>>>>>
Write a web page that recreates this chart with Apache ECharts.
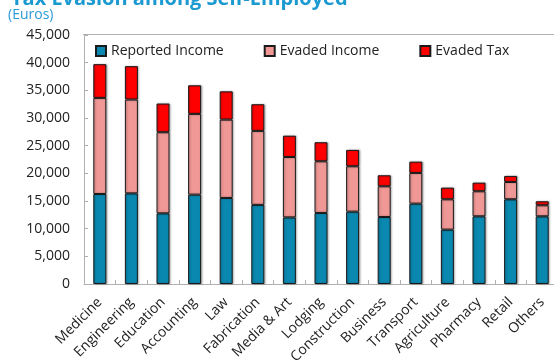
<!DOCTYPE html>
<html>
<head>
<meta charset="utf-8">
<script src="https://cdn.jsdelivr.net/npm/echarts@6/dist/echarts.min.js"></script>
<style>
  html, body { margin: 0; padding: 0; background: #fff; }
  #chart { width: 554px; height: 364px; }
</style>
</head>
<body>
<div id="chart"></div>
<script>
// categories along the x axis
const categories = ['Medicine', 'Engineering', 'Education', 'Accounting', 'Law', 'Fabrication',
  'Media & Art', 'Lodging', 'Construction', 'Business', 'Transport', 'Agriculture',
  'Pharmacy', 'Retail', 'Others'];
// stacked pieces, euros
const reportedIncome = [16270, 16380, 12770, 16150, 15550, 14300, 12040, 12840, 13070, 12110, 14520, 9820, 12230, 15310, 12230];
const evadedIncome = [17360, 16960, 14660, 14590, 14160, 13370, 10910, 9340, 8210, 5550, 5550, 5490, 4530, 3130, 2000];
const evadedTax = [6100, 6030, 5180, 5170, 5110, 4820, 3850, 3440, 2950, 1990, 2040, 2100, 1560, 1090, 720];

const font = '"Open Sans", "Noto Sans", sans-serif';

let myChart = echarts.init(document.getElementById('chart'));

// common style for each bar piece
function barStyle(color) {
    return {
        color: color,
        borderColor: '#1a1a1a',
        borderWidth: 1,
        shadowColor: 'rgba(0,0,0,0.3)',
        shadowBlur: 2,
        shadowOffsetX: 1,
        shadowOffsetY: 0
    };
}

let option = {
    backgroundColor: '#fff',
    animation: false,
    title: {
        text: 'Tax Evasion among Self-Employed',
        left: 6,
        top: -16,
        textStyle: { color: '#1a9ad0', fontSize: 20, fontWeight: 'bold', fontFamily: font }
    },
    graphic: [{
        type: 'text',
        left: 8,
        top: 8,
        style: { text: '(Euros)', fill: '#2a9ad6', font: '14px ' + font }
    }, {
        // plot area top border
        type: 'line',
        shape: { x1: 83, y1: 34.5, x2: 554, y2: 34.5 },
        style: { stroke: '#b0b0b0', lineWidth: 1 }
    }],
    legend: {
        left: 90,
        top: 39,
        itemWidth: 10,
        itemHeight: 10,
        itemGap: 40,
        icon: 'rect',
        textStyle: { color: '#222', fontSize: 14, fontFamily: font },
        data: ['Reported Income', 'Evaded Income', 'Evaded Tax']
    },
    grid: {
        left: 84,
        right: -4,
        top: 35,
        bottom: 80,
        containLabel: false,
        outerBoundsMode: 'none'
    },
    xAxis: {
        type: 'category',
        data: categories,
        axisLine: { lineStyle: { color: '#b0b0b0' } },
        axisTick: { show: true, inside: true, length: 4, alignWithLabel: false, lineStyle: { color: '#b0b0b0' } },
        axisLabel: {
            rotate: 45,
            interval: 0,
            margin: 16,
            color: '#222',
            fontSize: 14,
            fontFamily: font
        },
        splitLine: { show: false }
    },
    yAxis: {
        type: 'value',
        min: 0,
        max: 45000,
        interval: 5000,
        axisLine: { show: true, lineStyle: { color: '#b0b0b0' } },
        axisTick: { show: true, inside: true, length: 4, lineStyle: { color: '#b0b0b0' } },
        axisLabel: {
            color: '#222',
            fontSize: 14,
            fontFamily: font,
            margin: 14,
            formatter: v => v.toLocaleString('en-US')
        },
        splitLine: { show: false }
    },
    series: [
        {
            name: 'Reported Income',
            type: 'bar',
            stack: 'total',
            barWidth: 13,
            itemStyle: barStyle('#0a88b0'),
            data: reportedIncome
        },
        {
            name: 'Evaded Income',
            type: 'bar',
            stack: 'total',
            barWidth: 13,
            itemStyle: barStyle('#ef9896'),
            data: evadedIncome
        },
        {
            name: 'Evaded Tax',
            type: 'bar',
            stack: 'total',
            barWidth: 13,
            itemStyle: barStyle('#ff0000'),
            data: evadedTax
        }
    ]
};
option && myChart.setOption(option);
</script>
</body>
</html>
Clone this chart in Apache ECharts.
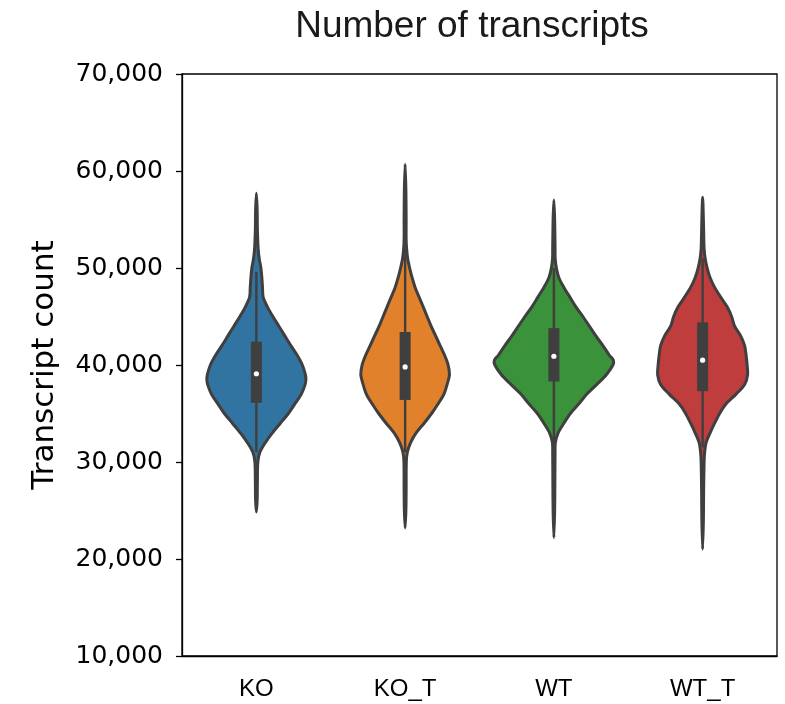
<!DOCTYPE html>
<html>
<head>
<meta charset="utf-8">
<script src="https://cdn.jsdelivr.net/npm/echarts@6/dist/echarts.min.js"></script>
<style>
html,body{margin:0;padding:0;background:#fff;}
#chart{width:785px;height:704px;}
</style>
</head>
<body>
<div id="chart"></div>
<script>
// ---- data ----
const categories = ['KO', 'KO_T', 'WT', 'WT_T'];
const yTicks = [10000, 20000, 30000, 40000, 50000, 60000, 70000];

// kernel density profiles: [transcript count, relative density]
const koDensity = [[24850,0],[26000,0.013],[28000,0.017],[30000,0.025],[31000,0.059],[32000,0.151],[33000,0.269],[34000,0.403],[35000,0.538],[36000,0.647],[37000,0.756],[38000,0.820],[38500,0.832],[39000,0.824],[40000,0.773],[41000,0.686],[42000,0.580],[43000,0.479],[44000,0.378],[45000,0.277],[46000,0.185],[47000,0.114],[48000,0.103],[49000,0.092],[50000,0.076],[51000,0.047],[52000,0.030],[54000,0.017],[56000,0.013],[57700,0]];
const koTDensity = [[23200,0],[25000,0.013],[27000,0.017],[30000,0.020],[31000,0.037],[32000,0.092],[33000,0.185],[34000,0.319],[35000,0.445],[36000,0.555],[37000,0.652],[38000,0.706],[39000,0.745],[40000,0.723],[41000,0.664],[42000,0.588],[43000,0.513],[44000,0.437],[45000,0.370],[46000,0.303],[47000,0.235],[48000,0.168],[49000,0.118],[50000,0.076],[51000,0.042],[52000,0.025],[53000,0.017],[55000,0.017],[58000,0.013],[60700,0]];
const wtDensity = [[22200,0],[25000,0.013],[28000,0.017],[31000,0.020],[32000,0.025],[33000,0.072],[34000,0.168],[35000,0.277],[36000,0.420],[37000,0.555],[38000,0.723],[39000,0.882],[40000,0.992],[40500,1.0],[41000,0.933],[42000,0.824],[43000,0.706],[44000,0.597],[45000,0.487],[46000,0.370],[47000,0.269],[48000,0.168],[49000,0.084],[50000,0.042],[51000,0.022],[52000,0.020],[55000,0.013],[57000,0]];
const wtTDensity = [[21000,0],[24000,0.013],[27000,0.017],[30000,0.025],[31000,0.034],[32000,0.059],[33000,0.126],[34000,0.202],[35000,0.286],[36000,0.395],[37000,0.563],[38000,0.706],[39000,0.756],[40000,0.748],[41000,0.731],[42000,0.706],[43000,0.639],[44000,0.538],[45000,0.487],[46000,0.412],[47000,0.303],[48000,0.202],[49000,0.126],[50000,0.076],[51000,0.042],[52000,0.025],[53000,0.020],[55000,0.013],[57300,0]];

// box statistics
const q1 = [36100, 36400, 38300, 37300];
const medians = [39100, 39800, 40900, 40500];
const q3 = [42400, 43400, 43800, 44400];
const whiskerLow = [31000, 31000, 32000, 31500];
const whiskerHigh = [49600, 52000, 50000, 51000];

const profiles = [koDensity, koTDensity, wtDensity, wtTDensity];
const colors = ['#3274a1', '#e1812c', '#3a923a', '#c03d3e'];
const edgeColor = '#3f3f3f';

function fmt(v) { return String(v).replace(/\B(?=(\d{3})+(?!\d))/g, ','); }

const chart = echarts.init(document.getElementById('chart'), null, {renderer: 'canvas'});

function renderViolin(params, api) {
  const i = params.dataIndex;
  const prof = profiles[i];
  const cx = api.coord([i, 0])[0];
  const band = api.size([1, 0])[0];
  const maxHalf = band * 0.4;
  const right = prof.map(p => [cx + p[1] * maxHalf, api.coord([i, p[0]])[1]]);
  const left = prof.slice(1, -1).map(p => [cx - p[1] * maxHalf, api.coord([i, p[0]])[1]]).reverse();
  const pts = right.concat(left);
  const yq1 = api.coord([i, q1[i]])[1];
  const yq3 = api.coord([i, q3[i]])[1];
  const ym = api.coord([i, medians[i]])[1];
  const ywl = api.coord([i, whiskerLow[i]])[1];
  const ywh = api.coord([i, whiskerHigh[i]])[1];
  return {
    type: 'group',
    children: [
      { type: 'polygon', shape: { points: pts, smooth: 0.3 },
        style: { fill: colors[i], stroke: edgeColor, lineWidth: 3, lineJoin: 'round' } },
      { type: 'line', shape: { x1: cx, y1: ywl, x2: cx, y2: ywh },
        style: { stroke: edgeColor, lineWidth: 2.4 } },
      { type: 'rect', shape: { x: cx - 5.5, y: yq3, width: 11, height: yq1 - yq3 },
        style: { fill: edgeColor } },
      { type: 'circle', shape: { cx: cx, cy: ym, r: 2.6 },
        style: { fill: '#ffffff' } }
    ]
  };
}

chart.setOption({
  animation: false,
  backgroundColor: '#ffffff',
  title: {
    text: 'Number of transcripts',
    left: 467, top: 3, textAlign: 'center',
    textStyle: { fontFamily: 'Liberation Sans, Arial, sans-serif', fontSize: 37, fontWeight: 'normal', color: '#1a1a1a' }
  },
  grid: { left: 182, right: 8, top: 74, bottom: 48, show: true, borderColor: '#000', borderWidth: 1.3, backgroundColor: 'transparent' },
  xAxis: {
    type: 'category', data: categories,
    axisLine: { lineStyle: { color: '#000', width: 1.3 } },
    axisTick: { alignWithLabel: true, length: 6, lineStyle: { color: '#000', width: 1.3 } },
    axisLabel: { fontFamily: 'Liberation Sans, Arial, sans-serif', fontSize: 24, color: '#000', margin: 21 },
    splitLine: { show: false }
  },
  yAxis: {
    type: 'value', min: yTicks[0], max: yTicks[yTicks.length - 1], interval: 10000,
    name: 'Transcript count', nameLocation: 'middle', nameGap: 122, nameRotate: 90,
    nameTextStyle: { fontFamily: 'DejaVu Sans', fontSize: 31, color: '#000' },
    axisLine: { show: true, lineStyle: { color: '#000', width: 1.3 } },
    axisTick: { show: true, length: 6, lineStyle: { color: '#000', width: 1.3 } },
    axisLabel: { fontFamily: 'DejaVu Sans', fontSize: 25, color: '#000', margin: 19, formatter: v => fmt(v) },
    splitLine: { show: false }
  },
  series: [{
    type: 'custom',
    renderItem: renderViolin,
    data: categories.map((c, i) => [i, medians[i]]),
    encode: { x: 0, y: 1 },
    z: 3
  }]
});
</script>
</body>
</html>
<<<<<
__What you will do__: Transcribe, exactly as written, the lines starting at the one with "Clone this chart in Apache ECharts." and ending at the one with "50000, 60000, 70000];", and nothing more. Pictures are not part of the copy.

__Exercise result__:
Clone this chart in Apache ECharts.
<!DOCTYPE html>
<html>
<head>
<meta charset="utf-8">
<script src="https://cdn.jsdelivr.net/npm/echarts@6/dist/echarts.min.js"></script>
<style>
html,body{margin:0;padding:0;background:#fff;}
#chart{width:785px;height:704px;}
</style>
</head>
<body>
<div id="chart"></div>
<script>
// ---- data ----
const categories = ['KO', 'KO_T', 'WT', 'WT_T'];
const yTicks = [10000, 20000, 30000, 40000, 50000, 60000, 70000];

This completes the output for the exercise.